Use it when you need:
- To process multiple topics as a single stream.
- To combine the branches of the same StreamingDataFrame back together.
Examples
Example 1: Aggregate e-commerce orders from different locations into one stream and calculate the average order size in 1h windows.
from datetime import timedelta
from quixstreams import Application
from quixstreams.dataframe.windows import Mean
app = Application(...)
# Define the orders topics
topic_uk = app.topic("orders-uk")
topic_de = app.topic("orders-de")
# Create StreamingDataFrames for each location
orders_uk = app.dataframe(topic_uk)
orders_de = app.dataframe(topic_de)
# Simulate the currency conversion step for each topic before concatenating them.
orders_uk["amount_usd"] = orders_uk["amount"].apply(convert_currency("GBP", "USD"))
orders_de["amount_usd"] = orders_de["amount"].apply(convert_currency("EUR", "USD"))
# Concatenate the orders from different locations into a new StreamingDataFrame.
# The new dataframe will have all records from both topics.
orders_combined = orders_uk.concat(orders_de)
# Calculate the average order size in USD within 1h tumbling window.
orders_combined.tumbling_window(timedelta(hours=1)).agg(avg_amount_usd=Mean("amount_usd"))
if __name__ == '__main__':
app.run()
Example 2: Combine branches of the same StreamingDataFrame
back together.
See the Branching StreamingDataFrames page for more details about branching.

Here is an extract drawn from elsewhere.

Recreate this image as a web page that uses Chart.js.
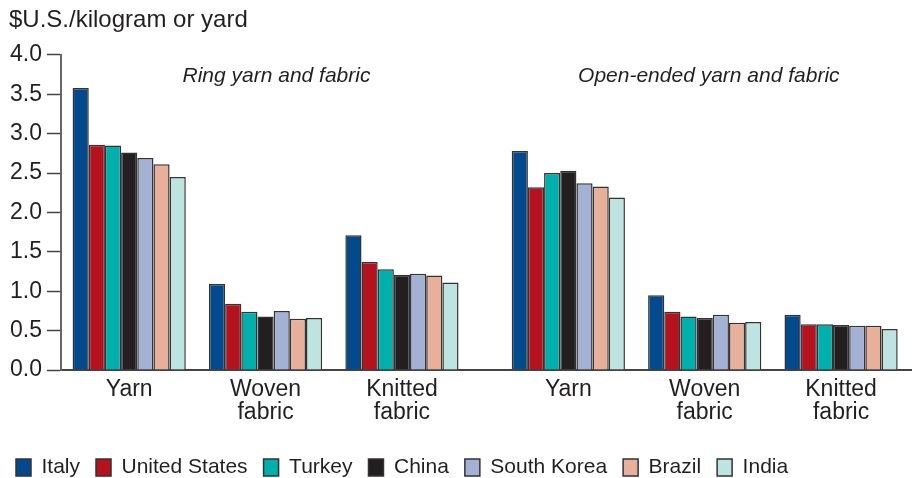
<!DOCTYPE html>
<html lang="en">
<head>
    <meta charset="UTF-8">
    <title>Yarn and fabric costs</title>
    <script src="https://cdn.jsdelivr.net/npm/chart.js"></script>
    <style>
        body { margin: 0; background: #fff; }
        #wrap { width: 912px; height: 478px; }
    </style>
</head>
<body>
    <div id="wrap"><canvas id="costChart"></canvas></div>
    <script>
        // groups: 3 ring-spun, then 3 open-ended
        const groupLabels = [['Yarn'], ['Woven', 'fabric'], ['Knitted', 'fabric'], ['Yarn'], ['Woven', 'fabric'], ['Knitted', 'fabric']];
        const countries = ['Italy', 'United States', 'Turkey', 'China', 'South Korea', 'Brazil', 'India'];
        const colors = ['#024a8c', '#b5121d', '#00b0ac', '#231f20', '#a3b1d4', '#e8b09a', '#bde4e1'];

        const italy = [3.58, 1.09, 1.71, 2.78, 0.95, 0.70];
        const unitedStates = [2.86, 0.84, 1.37, 2.32, 0.74, 0.58];
        const turkey = [2.85, 0.74, 1.28, 2.50, 0.68, 0.58];
        const china = [2.76, 0.68, 1.21, 2.53, 0.66, 0.57];
        const southKorea = [2.69, 0.75, 1.22, 2.37, 0.70, 0.56];
        const brazil = [2.61, 0.65, 1.20, 2.33, 0.60, 0.56];
        const india = [2.45, 0.66, 1.11, 2.19, 0.61, 0.52];
        const seriesValues = [italy, unitedStates, turkey, china, southKorea, brazil, india];

        const yTicks = [0, 0.5, 1, 1.5, 2, 2.5, 3, 3.5, 4];
        const panelTitles = ['Ring yarn and fabric', 'Open-ended yarn and fabric'];

        // extra space between the two panels, in group widths
        const panelGap = 0.22;
        const groupPos = groupLabels.map((g, i) => i + (i >= 3 ? panelGap : 0));

        const ink = '#231f20';
        const axisGray = '#666';

        const panelTitlePlugin = {
            id: 'panelTitles',
            afterLayout(chart) {
                // nudge the unit label off the canvas edge
                chart.titleBlock.left += 9;
                chart.titleBlock.right += 9;
            },
            afterDatasetsDraw(chart) {
                const { ctx, scales } = chart;
                const spots = [[1.08, 3.73], [4.25, 3.73]];
                ctx.save();
                ctx.font = 'italic 21px "Liberation Sans", Arial, sans-serif';
                ctx.fillStyle = ink;
                ctx.textAlign = 'center';
                ctx.textBaseline = 'middle';
                panelTitles.forEach((t, i) => {
                    ctx.fillText(t, scales.x.getPixelForValue(spots[i][0]), scales.y.getPixelForValue(spots[i][1]));
                });
                ctx.restore();
            }
        };

        Chart.defaults.font.family = '"Liberation Sans", Arial, sans-serif';
        Chart.defaults.color = ink;

        new Chart(document.getElementById('costChart'), {
            type: 'bar',
            data: {
                datasets: countries.map((name, k) => ({
                    label: name,
                    data: groupPos.map((x, i) => ({ x: x, y: seriesValues[k][i] })),
                    backgroundColor: colors[k],
                    borderColor: '#333',
                    borderWidth: 1.5,
                    categoryPercentage: 0.83,
                    barPercentage: 1.0
                }))
            },
            options: {
                responsive: true,
                maintainAspectRatio: false,
                animation: false,
                layout: { padding: { left: 0, right: 0, top: 0, bottom: -10 } },
                plugins: {
                    title: {
                        display: true,
                        text: '$U.S./kilogram or yard',
                        align: 'start',
                        font: { size: 24, weight: 'normal' },
                        color: ink,
                        padding: { top: 6, bottom: 20 }
                    },
                    legend: {
                        position: 'bottom',
                        align: 'start',
                        labels: {
                            boxWidth: 15,
                            boxHeight: 17,
                            padding: 16,
                            font: { size: 21 },
                            color: ink
                        }
                    },
                    tooltip: { enabled: false }
                },
                scales: {
                    x: {
                        type: 'linear',
                        offset: false,
                        min: -0.5,
                        max: groupPos[5] + 0.52,
                        afterBuildTicks: (axis) => { axis.ticks = groupPos.map(v => ({ value: v })); },
                        afterFit: (axis) => { axis.height = 71; },
                        grid: { offset: false, drawOnChartArea: false, drawTicks: false },
                        border: { color: '#444', width: 2 },
                        ticks: {
                            autoSkip: false,
                            maxRotation: 0,
                            padding: 8,
                            font: { size: 23, lineHeight: 1.0 },
                            color: ink,
                            callback: (v, i) => groupLabels[i]
                        }
                    },
                    y: {
                        min: 0,
                        max: 4,
                        afterBuildTicks: (axis) => { axis.ticks = yTicks.map(v => ({ value: v })); },
                        afterFit: (axis) => { axis.width = 61; },
                        grid: { drawOnChartArea: false, tickLength: 14, color: '#444', tickWidth: 1.5 },
                        border: { color: axisGray, width: 2 },
                        ticks: {
                            padding: 5,
                            font: { size: 23 },
                            color: ink,
                            callback: (v) => v.toFixed(1)
                        }
                    }
                }
            },
            plugins: [panelTitlePlugin]
        });
    </script>
</body>
</html>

from quixstreams import Application
app = Application(...)
input_topic = app.topic("orders")
output_topic = app.topic("output")
# Create a dataframe with all orders
all_orders = app.dataframe(input_topic)
# Create a branches with DE and UK orders:
orders_de = all_orders[all_orders["country"] == "DE"]
orders_uk = all_orders[all_orders["country"] == "UK"]
# Do some conditional processing for DE and UK orders here
# ...
# Combine the branches back with .concat()
all_orders = orders_de.concat(orders_uk)
# Send data to the output topic
all_orders.to_topic(output_topic)
if __name__ == '__main__':
app.run()
Message ordering between partitions
When using StreamingDataFrame.concat()
to combine different topics, the application's internal consumer goes into a special "buffered" mode.
In this mode, it buffers messages per partition in order to process them in the timestamp order between different topics.
Timestamp alignment is effective only for the partitions with the same numbers: partition zero is aligned with other zero partitions, but not with partition one.
Why is this needed?
Consider two topics A and B with the following timestamps:
- Topic A (partition 0): 11, 15
- Topic B (partition 0): 12, 17
By default, Kafka does not guarantee the processing order to be 11, 12, 15, 17 because the order is guaranteed only within a single partition.
With timestamp alignment, the order is achievable given that the messages are already present in the topic partitions (i.e. it doesn't handle the cases when the producer is delayed).
Stateful operations on concatenated dataframes
To perform stateful operations like windowed aggregations on the concatenated StreamingDataFrame, the underlying topics must have the same number of partitions.
The application will raise the error when this condition is not met.
In addition, the message keys must be distributed using the same partitioning algorithm.
Otherwise, same keys may access different state stores leading to incorrect results.